AIM:
Exactly repeat the lines starting at the one that holds "What seaborn and" and ending at the one that holds "import pandas as pd". Both end lines count; leave out everything else.

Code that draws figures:
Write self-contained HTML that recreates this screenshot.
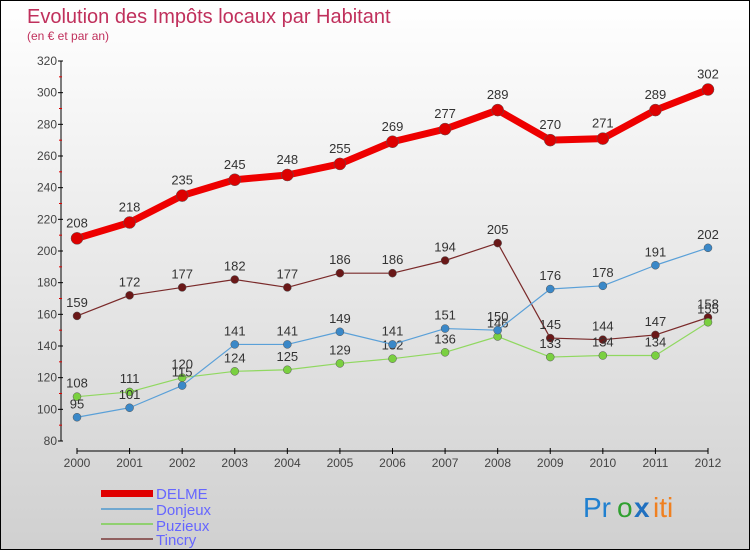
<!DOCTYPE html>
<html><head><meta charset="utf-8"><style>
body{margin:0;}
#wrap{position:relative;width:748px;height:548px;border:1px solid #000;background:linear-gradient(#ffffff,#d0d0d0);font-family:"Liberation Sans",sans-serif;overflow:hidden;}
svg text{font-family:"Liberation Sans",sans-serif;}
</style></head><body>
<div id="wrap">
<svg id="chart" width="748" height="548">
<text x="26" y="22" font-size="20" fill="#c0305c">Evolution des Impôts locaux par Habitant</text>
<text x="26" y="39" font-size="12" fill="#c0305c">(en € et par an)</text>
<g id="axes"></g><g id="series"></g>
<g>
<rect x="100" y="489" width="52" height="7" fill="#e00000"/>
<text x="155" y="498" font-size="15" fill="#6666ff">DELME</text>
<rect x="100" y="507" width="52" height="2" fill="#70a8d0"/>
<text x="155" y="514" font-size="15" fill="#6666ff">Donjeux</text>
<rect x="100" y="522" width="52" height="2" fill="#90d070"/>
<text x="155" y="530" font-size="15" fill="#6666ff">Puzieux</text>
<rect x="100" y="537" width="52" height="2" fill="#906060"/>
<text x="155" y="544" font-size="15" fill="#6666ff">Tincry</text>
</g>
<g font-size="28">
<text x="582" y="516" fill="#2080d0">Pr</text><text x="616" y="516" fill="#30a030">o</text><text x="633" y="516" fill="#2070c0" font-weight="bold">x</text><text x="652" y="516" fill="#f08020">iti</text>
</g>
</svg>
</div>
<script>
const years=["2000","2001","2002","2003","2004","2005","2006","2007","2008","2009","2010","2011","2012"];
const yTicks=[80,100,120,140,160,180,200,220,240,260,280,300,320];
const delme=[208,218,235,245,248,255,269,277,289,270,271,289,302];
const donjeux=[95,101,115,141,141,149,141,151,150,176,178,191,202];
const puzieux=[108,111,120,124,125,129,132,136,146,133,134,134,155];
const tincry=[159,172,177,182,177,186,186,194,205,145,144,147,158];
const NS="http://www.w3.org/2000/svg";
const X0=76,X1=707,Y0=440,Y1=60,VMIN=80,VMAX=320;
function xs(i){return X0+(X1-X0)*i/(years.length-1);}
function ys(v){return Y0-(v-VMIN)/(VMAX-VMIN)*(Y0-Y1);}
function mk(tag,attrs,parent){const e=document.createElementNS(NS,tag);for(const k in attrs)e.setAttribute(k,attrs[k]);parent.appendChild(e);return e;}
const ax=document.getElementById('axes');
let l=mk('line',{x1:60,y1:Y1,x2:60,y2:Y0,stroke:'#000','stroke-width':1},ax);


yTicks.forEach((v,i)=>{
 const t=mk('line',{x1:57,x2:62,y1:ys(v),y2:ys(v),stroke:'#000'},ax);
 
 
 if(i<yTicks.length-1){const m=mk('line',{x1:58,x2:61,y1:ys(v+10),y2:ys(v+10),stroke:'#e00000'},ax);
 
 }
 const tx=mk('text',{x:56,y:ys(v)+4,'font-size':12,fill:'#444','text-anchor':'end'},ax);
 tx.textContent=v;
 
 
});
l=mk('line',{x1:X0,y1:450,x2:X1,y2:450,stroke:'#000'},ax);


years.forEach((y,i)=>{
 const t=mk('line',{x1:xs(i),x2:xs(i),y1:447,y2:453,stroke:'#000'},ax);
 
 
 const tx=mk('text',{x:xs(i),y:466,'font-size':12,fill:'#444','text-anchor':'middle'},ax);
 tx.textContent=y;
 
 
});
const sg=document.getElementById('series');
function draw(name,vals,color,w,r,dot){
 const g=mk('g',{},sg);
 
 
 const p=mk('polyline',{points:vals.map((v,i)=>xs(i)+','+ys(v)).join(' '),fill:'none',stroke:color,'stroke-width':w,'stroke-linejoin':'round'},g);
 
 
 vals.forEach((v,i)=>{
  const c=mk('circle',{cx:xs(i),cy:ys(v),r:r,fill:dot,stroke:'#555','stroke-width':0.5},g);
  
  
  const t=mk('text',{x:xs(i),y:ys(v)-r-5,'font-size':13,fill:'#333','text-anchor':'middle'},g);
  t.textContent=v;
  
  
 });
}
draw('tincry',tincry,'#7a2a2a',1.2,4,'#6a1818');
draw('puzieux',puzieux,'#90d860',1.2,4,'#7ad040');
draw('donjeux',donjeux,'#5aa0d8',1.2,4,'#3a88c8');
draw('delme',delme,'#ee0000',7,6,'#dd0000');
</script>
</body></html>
==
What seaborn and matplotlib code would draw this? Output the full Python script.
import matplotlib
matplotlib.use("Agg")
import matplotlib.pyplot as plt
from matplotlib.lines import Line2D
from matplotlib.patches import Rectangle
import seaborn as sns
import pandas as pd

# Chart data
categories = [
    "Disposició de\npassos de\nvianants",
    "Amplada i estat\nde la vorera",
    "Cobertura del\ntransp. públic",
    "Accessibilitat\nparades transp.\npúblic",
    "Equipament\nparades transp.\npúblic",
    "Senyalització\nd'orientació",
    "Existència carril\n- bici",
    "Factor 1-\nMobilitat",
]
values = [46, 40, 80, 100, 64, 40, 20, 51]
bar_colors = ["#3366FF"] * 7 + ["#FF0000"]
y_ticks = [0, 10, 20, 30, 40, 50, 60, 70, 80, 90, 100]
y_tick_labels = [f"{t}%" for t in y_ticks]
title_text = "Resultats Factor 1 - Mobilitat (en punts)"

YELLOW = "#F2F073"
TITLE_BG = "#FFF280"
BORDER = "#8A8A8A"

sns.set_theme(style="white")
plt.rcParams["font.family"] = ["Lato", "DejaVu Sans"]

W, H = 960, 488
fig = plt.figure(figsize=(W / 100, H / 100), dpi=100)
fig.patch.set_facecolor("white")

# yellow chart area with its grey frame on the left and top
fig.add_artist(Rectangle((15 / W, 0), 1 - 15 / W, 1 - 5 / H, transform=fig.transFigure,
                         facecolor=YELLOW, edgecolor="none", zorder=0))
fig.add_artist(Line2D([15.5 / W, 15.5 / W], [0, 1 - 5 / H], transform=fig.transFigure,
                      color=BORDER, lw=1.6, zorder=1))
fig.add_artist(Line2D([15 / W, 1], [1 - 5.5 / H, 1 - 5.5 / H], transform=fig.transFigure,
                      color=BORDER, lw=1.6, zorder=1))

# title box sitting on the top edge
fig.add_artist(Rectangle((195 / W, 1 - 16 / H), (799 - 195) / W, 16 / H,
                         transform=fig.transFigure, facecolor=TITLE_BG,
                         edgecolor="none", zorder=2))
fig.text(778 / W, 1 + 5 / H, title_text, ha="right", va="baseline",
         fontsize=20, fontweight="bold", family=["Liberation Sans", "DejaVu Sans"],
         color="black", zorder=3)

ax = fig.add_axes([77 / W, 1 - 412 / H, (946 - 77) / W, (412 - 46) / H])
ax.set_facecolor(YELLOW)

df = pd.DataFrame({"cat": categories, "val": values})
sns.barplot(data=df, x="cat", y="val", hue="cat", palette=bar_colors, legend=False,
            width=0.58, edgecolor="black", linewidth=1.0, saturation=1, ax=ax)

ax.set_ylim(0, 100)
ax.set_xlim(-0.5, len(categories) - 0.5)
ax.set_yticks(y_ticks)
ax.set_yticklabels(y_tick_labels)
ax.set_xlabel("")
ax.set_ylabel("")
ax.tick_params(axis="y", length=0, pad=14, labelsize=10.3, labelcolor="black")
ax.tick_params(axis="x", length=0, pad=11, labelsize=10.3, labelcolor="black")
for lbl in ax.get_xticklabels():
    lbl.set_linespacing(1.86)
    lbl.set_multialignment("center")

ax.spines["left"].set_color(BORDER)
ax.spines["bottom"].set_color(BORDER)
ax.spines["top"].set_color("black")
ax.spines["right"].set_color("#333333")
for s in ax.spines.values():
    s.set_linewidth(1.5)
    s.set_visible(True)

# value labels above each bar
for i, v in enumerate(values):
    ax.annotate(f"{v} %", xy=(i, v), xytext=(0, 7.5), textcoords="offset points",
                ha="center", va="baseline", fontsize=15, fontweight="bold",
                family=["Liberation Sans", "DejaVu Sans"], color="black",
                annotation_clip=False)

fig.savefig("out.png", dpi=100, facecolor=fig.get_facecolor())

ANSWER BELOW:
What seaborn and matplotlib code would draw this? Output the full Python script.
import matplotlib
matplotlib.use("Agg")
import matplotlib.pyplot as plt
from matplotlib.lines import Line2D
from matplotlib.patches import Rectangle
import seaborn as sns
import pandas as pd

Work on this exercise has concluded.